We conduct ablation studies on CUB-200-2011 dataset to validate that the proposed DNet is effective in reducing inter-class variation meanwhile amplifying intra-class variation. We evaluate inter-class and intra-class distances of feature vectors of Baseline and DNet on the test data of CUB-200-2011. Since the number of inter-class distances is a big combinatorial number for CUB-200-2011 which has 200 categories, it is not suitable to use class distance matrices for evaluation. In view of that a multi-class classification can be splitted into multiple binary classification problems using the one-vs-rest method [13], we use this method to reduce the large amount of inter-class distances into 200 average inter-class distances, which is equal to the number of average intra-class distances.
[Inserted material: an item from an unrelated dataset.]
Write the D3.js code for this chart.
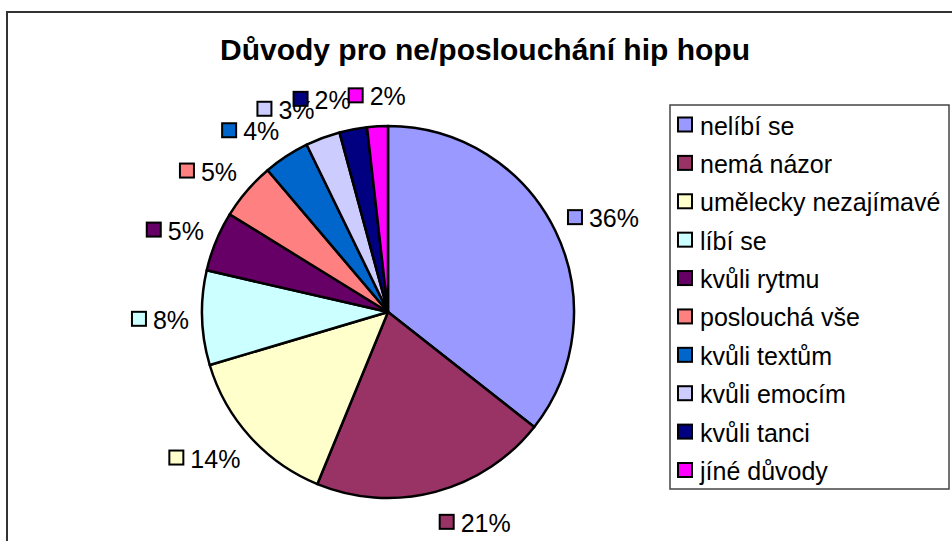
<!DOCTYPE html>
<html>
<head>
<meta charset="utf-8">
<script src="https://cdn.jsdelivr.net/npm/d3@7"></script>
<style>
  body { margin: 0; background: #fff; }
  svg { display: block; font-family: "Liberation Sans", Arial, sans-serif; }
</style>
</head>
<body>
<svg id="chart"></svg>
<script>
// data (shares in %)
const categories = ['nelíbí se', 'nemá názor', 'umělecky nezajímavé', 'líbí se', 'kvůli rytmu',
  'poslouchá vše', 'kvůli textům', 'kvůli emocím', 'kvůli tanci', 'jíné důvody'];
const shares = [35.6, 20.6, 14.2, 8.2, 5.2, 5.0, 4.0, 3.0, 2.4, 1.8];
const colors = ['#9999FF', '#993366', '#FFFFCC', '#CCFFFF', '#660066',
  '#FF8080', '#0066CC', '#CCCCFF', '#000080', '#FF00FF'];
const title = 'Důvody pro ne/poslouchání hip hopu';

const width = 952, height = 541;
const cx = 388, cy = 312, radius = 186;

const data = categories.map((c, i) => ({ name: c, value: shares[i], color: colors[i] }));

const svg = d3.select('#chart')
  .attr('width', width)
  .attr('height', height);

// outer chart frame (right/bottom run off the page)
svg.append('rect')
  .attr('x', 7).attr('y', 12)
  .attr('width', width + 20).attr('height', height + 20)
  .attr('fill', 'none')
  .attr('stroke', '#333')
  .attr('stroke-width', 2);

svg.append('text')
  .attr('x', 485)
  .attr('y', 60)
  .attr('text-anchor', 'middle')
  .style('font-size', '30px')
  .style('font-weight', 'bold')
  .text(title);

const pie = d3.pie().sort(null).value(d => d.value);
const arc = d3.arc().innerRadius(0).outerRadius(radius);
const arcs = pie(data);

const g = svg.append('g').attr('transform', `translate(${cx},${cy})`);

g.selectAll('path.slice')
  .data(arcs)
  .join('path')
  .attr('class', 'slice')
  .attr('d', arc)
  .attr('fill', d => d.data.color)
  .attr('stroke', '#000')
  .attr('stroke-width', 2.5)
  .attr('stroke-linejoin', 'round');

// data labels: key square + rounded percent, outside the pie
const fmt = v => `${Math.round(v)}%`;
const labels = g.selectAll('g.lbl')
  .data(arcs)
  .join('g')
  .attr('class', 'lbl');

labels.append('text')
  .style('font-size', '25px')
  .attr('dominant-baseline', 'central')
  .text(d => fmt(d.data.value));

// anchor just past the rim; box hangs off to the outer side of it
const boxes = [];
labels.each(function(d) {
  const tw = d3.select(this).select('text').node().getComputedTextLength();
  const w = 16 + 6 + tw;
  const a = (d.startAngle + d.endAngle) / 2;
  const s = Math.sin(a), c = Math.cos(a);
  const ax = (radius + 13) * s, ay = -(radius + 13) * c;
  let x;
  if (Math.abs(s) < 0.1) x = ax - w / 2;
  else if (s > 0) x = ax;
  else x = ax - w;
  boxes.push({ x: x, y: ay - 18 * c, w: w });
});

// keep neighbouring texts from running into each other near the top
for (let i = boxes.length - 2; i >= 0; i--) {
  const b = boxes[i], nb = boxes[i + 1];
  if (Math.abs(b.y - nb.y) < 20 && b.x + b.w > nb.x + 22) {
    b.x = nb.x + 22 - b.w;
  }
}

labels.each(function(d, i) {
  const sel = d3.select(this);
  const b = boxes[i];
  sel.insert('rect', 'text')
    .attr('x', b.x + 1).attr('y', b.y - 7)
    .attr('width', 14).attr('height', 14)
    .attr('fill', d.data.color)
    .attr('stroke', '#000')
    .attr('stroke-width', 2);
  sel.select('text').attr('x', b.x + 22).attr('y', b.y + 1);
});

// legend
const legend = svg.append('g');
legend.append('rect')
  .attr('x', 670).attr('y', 105)
  .attr('width', 279).attr('height', 384)
  .attr('fill', '#fff')
  .attr('stroke', '#444')
  .attr('stroke-width', 1.5);

const rowY = d3.scalePoint().domain(categories).range([124.5, 470]);

const items = legend.selectAll('g.item')
  .data(data)
  .join('g')
  .attr('class', 'item')
  .attr('transform', d => `translate(678,${rowY(d.name)})`);

items.append('rect')
  .attr('x', 0).attr('y', -7)
  .attr('width', 14).attr('height', 14)
  .attr('fill', d => d.color)
  .attr('stroke', '#000')
  .attr('stroke-width', 2);

items.append('text')
  .attr('x', 22).attr('y', 1)
  .attr('dominant-baseline', 'central')
  .style('font-size', '25px')
  .text(d => d.name);
</script>
</body>
</html>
In doing this, we obtain 200 ratios of average inter-class distance to average intra-class distance for each model. By plotting these ratios, we can visually compare different models’ performance in reducing inter-class variation meanwhile amplifying intra-class variation. Figure 4 shows the 200 ratios of average inter-class distance to average intra-class distance of the Baseline and our DNet, respectively. The average ratio of each model, specifically 2.07 and 1.35, is plotted as a dash line in corresponding color. As can be seen, our DNet is significantly better than the Baseline, justifying the effectiveness of the proposed method in reducing inter-class variation meanwhile amplifying intra-class variation.

5 Conclusion

We proposed the network DNet that uses disentangled representation learning to extract feature representation for FGVC. As far as we know, this is the first time to utilize feature disentanglement to solve the tasks of FGVC. In view of the difficulties in disentangling features of images with complicated backgrounds, we combined two strategies to train the DNet. Experimental results show that the proposed method achieves state-of-the-art performance. Considering the simple structures of the encoders and decoder used in DNet, we believe that disentangled representation learning is promising for FGVC.